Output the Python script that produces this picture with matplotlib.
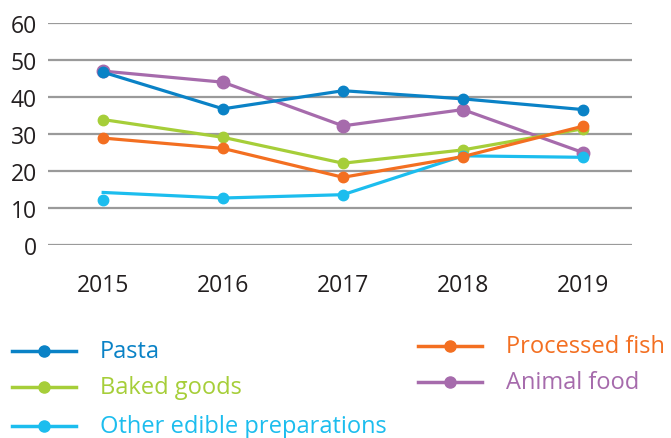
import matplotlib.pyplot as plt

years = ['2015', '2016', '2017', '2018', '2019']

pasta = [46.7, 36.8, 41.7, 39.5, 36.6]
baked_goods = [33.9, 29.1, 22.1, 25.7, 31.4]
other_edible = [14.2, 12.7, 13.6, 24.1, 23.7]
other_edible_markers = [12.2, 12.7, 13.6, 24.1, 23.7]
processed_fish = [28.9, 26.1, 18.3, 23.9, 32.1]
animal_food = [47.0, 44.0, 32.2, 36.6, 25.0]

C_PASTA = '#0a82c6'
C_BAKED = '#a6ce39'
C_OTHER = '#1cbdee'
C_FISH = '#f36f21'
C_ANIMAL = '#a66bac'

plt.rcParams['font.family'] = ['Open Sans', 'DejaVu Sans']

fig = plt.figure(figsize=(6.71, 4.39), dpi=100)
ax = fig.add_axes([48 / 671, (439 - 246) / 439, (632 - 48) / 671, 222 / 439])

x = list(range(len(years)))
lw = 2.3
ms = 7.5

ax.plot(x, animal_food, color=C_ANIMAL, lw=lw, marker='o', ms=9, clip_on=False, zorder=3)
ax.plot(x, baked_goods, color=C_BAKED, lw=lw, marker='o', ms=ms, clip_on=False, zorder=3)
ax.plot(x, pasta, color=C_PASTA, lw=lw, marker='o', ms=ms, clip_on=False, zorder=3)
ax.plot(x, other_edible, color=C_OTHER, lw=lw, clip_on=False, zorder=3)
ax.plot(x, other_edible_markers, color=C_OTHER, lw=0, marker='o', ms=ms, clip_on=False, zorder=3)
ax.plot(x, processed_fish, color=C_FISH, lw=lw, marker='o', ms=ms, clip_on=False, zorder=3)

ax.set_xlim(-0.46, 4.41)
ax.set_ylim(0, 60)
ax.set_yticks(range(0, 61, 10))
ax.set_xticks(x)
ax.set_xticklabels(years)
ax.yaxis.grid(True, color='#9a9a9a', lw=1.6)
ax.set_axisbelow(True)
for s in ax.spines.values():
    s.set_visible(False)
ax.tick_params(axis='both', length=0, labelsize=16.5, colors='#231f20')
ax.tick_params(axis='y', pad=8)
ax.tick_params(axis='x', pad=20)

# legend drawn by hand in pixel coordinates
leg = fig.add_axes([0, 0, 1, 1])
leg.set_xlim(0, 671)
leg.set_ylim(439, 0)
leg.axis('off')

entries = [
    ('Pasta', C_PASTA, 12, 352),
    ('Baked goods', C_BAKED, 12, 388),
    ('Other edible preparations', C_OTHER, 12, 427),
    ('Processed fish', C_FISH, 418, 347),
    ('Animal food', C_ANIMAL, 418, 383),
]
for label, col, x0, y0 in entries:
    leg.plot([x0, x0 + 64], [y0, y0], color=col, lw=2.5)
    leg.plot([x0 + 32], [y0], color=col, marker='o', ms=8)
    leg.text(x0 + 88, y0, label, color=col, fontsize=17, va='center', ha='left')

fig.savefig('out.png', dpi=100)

* [Instructions to follow]: Copy all lines above containing the string "matplotlib".

* [Result of the exercise]:
Output the Python script that produces this picture with matplotlib.
import matplotlib.pyplot as plt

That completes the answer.